▸ Problem to solve
Which lines hold the word "document"? Show each of them.

▸ Recorded information
▬▬▬
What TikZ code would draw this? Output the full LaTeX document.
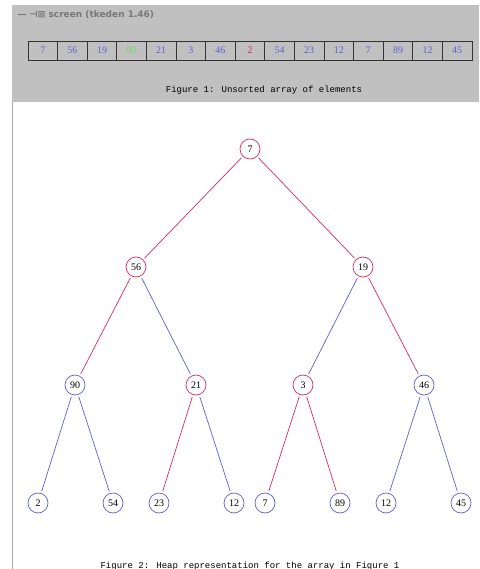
▬▬▬
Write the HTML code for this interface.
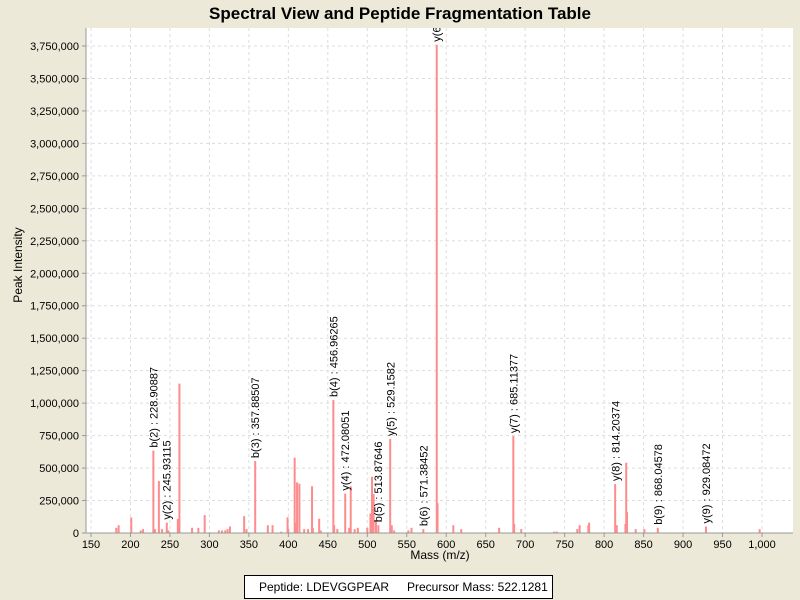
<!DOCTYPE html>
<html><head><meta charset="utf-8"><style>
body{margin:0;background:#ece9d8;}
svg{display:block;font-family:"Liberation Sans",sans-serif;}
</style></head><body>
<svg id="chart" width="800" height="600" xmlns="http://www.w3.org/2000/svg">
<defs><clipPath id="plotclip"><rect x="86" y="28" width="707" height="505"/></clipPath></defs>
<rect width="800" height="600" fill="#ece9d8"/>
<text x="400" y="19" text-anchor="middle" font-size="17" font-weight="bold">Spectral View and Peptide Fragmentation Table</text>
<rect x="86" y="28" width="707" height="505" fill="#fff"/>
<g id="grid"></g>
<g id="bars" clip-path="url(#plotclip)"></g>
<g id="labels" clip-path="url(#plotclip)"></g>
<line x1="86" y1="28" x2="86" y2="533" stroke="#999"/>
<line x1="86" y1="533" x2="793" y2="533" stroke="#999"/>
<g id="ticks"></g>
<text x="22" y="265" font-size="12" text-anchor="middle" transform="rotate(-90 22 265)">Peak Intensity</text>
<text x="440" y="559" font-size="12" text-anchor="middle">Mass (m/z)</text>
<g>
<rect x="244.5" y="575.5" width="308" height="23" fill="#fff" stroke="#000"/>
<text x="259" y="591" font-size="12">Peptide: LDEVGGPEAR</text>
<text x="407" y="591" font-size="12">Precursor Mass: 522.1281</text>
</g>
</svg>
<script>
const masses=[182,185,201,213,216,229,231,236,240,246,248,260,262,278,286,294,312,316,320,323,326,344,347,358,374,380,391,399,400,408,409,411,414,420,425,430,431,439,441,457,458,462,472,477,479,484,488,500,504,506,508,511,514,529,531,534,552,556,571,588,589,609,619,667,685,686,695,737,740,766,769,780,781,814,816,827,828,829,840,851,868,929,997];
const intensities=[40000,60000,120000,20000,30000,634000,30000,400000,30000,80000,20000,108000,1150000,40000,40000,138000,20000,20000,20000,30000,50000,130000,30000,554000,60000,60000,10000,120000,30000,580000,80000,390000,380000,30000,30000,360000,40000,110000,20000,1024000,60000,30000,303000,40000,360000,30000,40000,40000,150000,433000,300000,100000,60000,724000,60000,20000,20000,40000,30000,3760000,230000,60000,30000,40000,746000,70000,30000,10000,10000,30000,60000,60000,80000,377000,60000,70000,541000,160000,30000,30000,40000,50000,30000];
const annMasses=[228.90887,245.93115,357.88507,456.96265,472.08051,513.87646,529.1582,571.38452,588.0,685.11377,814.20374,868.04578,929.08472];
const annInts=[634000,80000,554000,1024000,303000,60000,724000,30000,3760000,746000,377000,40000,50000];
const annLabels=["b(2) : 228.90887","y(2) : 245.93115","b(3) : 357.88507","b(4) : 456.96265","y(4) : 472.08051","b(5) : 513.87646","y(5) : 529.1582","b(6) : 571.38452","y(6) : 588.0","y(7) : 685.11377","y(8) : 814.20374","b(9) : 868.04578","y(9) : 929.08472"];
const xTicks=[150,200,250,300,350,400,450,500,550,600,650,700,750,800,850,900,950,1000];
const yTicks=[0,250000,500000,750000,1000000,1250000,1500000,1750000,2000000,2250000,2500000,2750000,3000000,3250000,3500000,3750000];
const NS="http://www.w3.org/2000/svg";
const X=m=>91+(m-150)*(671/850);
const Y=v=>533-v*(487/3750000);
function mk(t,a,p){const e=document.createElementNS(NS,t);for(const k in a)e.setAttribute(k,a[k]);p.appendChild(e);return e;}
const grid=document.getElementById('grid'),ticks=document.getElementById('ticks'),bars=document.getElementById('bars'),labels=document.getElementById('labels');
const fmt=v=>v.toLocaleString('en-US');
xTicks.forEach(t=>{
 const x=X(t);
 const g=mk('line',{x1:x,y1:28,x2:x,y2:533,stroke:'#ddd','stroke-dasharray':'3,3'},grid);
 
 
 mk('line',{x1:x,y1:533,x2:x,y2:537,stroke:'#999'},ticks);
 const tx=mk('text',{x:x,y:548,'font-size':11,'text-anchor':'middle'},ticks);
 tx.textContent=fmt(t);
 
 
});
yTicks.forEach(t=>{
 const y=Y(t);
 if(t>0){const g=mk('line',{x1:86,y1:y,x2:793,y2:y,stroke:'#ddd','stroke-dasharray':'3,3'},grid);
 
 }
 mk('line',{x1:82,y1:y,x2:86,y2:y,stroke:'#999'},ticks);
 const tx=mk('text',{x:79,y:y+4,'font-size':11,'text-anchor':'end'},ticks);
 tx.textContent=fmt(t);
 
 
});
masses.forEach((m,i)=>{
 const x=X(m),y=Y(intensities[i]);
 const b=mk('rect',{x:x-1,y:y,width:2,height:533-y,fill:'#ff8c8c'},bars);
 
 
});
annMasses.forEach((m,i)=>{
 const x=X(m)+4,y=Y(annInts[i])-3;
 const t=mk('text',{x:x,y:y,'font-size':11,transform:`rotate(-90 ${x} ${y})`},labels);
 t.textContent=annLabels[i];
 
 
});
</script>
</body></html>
▬▬▬
▸ Response for this exercise
What TikZ code would draw this? Output the full LaTeX document.
function mk(t,a,p){const e=document.createElementNS(NS,t);for(const k in a)e.setAttribute(k,a[k]);p.appendChild(e);return e;}
const grid=document.getElementById('grid'),ticks=document.getElementById('ticks'),bars=document.getElementById('bars'),labels=document.getElementById('labels');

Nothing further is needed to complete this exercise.